Comprendre la dépense fiscale

Les dépenses fiscales constituent les avantages fiscaux accordés par l’Etat en vue d’encourager des personnes physiques ou morales ou des politiques publiques, en renonçant volontairement à une partie de ses revenus pour atteindre des objectifs déterminés. Elles revêtent plusieurs formes et peuvent porter, soit directement sur l’assiette imposable, soit sur les taux d’imposition ou alors indirectement sur la trésorerie de l’entreprise. Au niveau de l’assiette fiscale, les mesures dérogatoires concernent les exonérations totales, partielles ou temporaires, les déductions, les abattements et les provisions en franchise d’impôts. Au niveau des taux d’imposition, l’écart entre les taux préférentiels accordés à certaines activités et les taux normaux est considéré comme une dépense fiscale.

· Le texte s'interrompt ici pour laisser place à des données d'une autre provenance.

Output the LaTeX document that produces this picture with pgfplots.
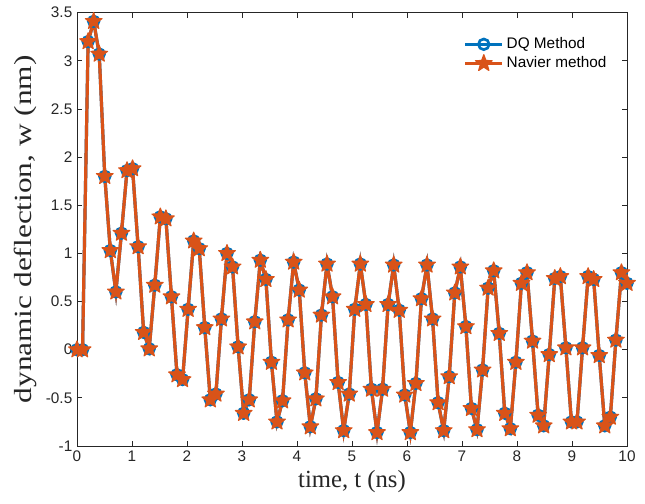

Dans le cadre du programme économique et financier conclu avec le FMI en juin 2017, le gouvernement s’est engagé à rétablir la soutenabilité des finances publiques. Pour y parvenir, les objectifs de politique budgétaire consistent, entre autre, à une gestion de la TVA plus efficace ainsi que la maîtrise des exonérations. De fait, les pouvoirs publics

n’hésitent plus à reconnaitre que le secteur privé a bénéficié jusqu’à présent d’avantages fiscaux « exorbitants ».

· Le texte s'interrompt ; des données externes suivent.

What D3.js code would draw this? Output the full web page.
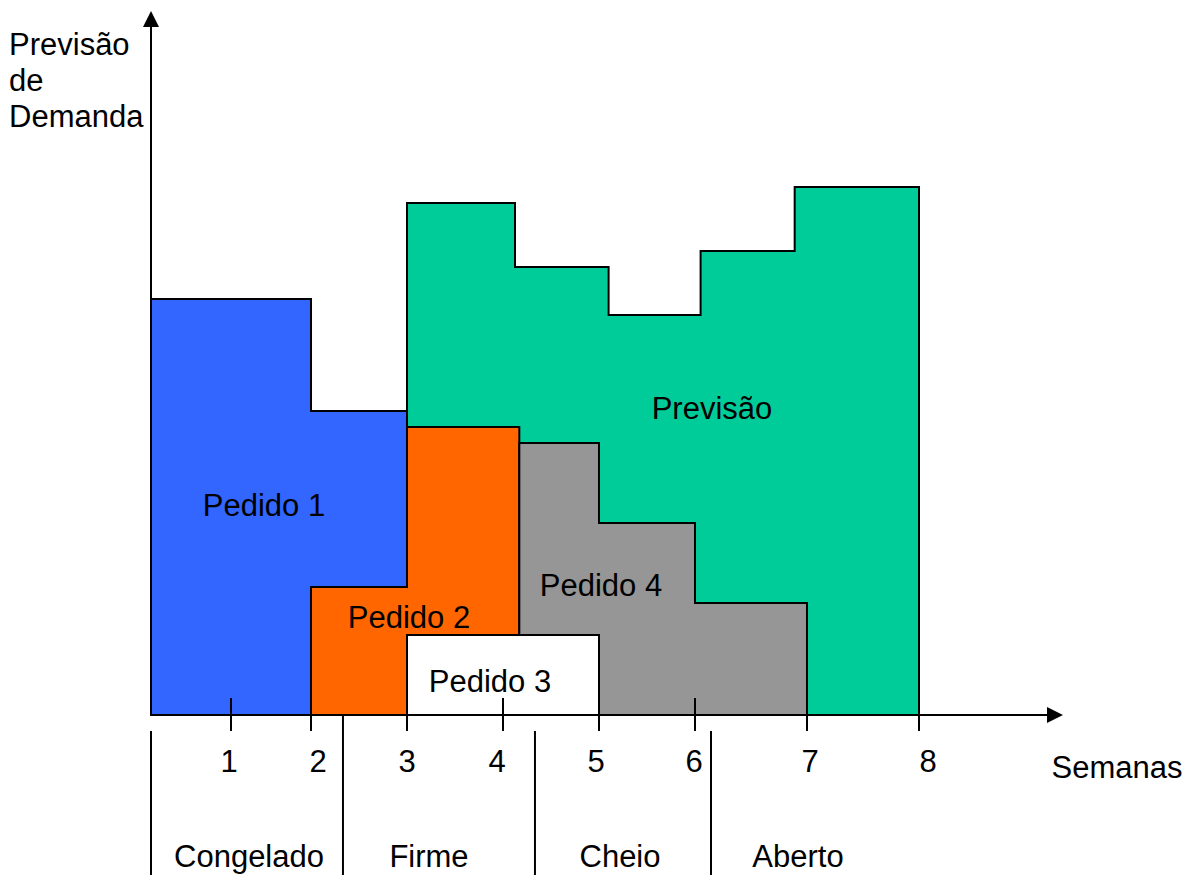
<!DOCTYPE html>
<html lang="pt">
<head>
<meta charset="utf-8">
<title>Previsão de Demanda</title>
<script src="https://cdn.jsdelivr.net/npm/d3@7/dist/d3.min.js"></script>
<style>
  html, body { margin: 0; padding: 0; background: #ffffff; }
  svg { display: block; }
  text { font-family: "Liberation Sans", Arial, Helvetica, sans-serif; fill: #000; }
</style>
</head>
<body>
<svg id="chart" width="1196" height="875"></svg>
<script>
// Week ticks on the horizontal axis
const weekTicks = [1, 2, 3, 4, 5, 6, 7, 8];

// Step series: break points (weeks) and the level held between them (demand units)
const previsaoBreaks = [3, 4.125, 5.1, 6.05, 6.89, 8];
const previsaoValues = [32, 28, 25, 29, 33];

const pedido1Breaks = [0, 2, 3];
const pedido1Values = [26, 19];

const pedido2Breaks = [2, 3, 4.17];
const pedido2Values = [8, 18];

const pedido3Breaks = [3, 5];
const pedido3Values = [5];

const pedido4Breaks = [4.17, 5, 6, 7];
const pedido4Values = [17, 12, 7];

// Planning horizon zones (week boundaries)
const zoneNames = ["Congelado", "Firme", "Cheio", "Aberto"];
const zoneBounds = [0, 2.333, 4.333, 6.143];

const svg = d3.select("#chart");

// Weeks are drawn with unequal widths, so the x scale is piecewise linear
const x = d3.scaleLinear()
  .domain([0, 1, 2, 3, 4, 5, 6, 7, 8])
  .range([151, 231, 311, 407, 503, 599, 695, 807, 919]);

const y = d3.scaleLinear().domain([0, 44]).range([715, 11]);

const axisY = y(0);
const stroke = 2;
const fontSize = 31;

// Hand-set text placement
const tickLabelShift = { 1: -2, 2: 7, 4: -6, 5: -3, 6: -1, 7: 3, 8: 9 };
const zoneLabelX = [249, 429, 620, 798];

function stepPoints(breaks, values) {
  const pts = [[breaks[0], 0]];
  values.forEach((v, i) => {
    pts.push([breaks[i], v]);
    pts.push([breaks[i + 1], v]);
  });
  pts.push([breaks[breaks.length - 1], 0]);
  return pts;
}

const line = d3.line().x(d => x(d[0])).y(d => y(d[1]));

const layers = [
  { name: "Previsão", breaks: previsaoBreaks, values: previsaoValues, color: "#00cc99", lx: 712, ly: 419 },
  { name: "Pedido 1", breaks: pedido1Breaks, values: pedido1Values, color: "#3366ff", lx: 264, ly: 516 },
  { name: "Pedido 2", breaks: pedido2Breaks, values: pedido2Values, color: "#ff6600", lx: 409, ly: 628 },
  { name: "Pedido 4", breaks: pedido4Breaks, values: pedido4Values, color: "#969696", lx: 601, ly: 596 },
  { name: "Pedido 3", breaks: pedido3Breaks, values: pedido3Values, color: "#ffffff", lx: 490, ly: 692 }
];

const shapes = svg.append("g").attr("class", "shapes");
shapes.selectAll("path")
  .data(layers)
  .join("path")
  .attr("d", d => line(stepPoints(d.breaks, d.values)) + "Z")
  .attr("fill", d => d.color)
  .attr("stroke", "#000")
  .attr("stroke-width", stroke)
  .attr("stroke-linejoin", "miter");

svg.append("g").attr("class", "shape-labels")
  .selectAll("text")
  .data(layers)
  .join("text")
  .attr("x", d => d.lx)
  .attr("y", d => d.ly)
  .attr("text-anchor", "middle")
  .attr("font-size", fontSize)
  .text(d => d.name);

// Axes with arrow heads
const axes = svg.append("g").attr("class", "axes");
axes.append("line")
  .attr("x1", x(0)).attr("x2", x(0))
  .attr("y1", axisY).attr("y2", 24)
  .attr("stroke", "#000").attr("stroke-width", stroke);
axes.append("path")
  .attr("d", `M${x(0)},${y(44)} L${x(0) - 8},${y(44) + 16} L${x(0) + 8},${y(44) + 16} Z`)
  .attr("fill", "#000");

axes.append("line")
  .attr("x1", x(0)).attr("x2", 1050)
  .attr("y1", axisY).attr("y2", axisY)
  .attr("stroke", "#000").attr("stroke-width", stroke);
axes.append("path")
  .attr("d", `M1063,${axisY} L1047,${axisY - 8} L1047,${axisY + 8} Z`)
  .attr("fill", "#000");

// Tick marks crossing the horizontal axis
axes.selectAll("line.tick")
  .data(weekTicks)
  .join("line")
  .attr("class", "tick")
  .attr("x1", d => x(d)).attr("x2", d => x(d))
  .attr("y1", axisY - 17).attr("y2", axisY + 16)
  .attr("stroke", "#000").attr("stroke-width", stroke);

axes.selectAll("text.tick-label")
  .data(weekTicks)
  .join("text")
  .attr("class", "tick-label")
  .attr("x", d => x(d) + (tickLabelShift[d] || 0))
  .attr("y", 772)
  .attr("text-anchor", "middle")
  .attr("font-size", fontSize)
  .text(d => d);

axes.append("text")
  .attr("x", 1117)
  .attr("y", 778)
  .attr("text-anchor", "middle")
  .attr("font-size", fontSize)
  .text("Semanas");

const yTitle = axes.append("text")
  .attr("x", 9)
  .attr("y", 55)
  .attr("font-size", fontSize);
["Previsão", "de", "Demanda"].forEach((t, i) => {
  yTitle.append("tspan").attr("x", 9).attr("dy", i === 0 ? 0 : 36).text(t);
});

// Horizon zones under the axis
const zones = svg.append("g").attr("class", "zones");
zones.selectAll("line")
  .data(zoneBounds)
  .join("line")
  .attr("x1", d => x(d)).attr("x2", d => x(d))
  .attr("y1", (d, i) => i === 1 ? axisY : axisY + 16)
  .attr("y2", 875)
  .attr("stroke", "#000").attr("stroke-width", stroke);

zones.selectAll("text")
  .data(zoneNames)
  .join("text")
  .attr("x", (d, i) => zoneLabelX[i])
  .attr("y", 867)
  .attr("text-anchor", "middle")
  .attr("font-size", fontSize)
  .text(d => d);
</script>
</body>
</html>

En vue de la rationalisation des dépenses fiscales et d’en assurer un suivi strict, les différentes études menées par la DGI et la Ferdi recommandent d’évaluer l’impact des régimes dérogatoires et des codes spécifiques pour les rendre compatibles avec les politiques de mobilisation des recettes ; réformer le régime fiscal des marchés publics sur financement extérieur en systématisant la conclusion de ceux-ci, toutes taxes comprises (TTC), qui mettra un terme à l’indisponibilité des fonds de contrepartie ; d’effectuer un meilleur ciblage de la dépense fiscale destinée aux ménages les plus défavorisés étant entendu que le poste « alimentation, boisson non alcoolisées » qui bénéficie de 46% de la dépense fiscale en matière de TVA profite à hauteur de 5,8% seulement aux ménages défavorisés contre 40,8% pour les ménages les plus riches ; les dépenses de consommation des ménages étant fonction du niveau de consommation.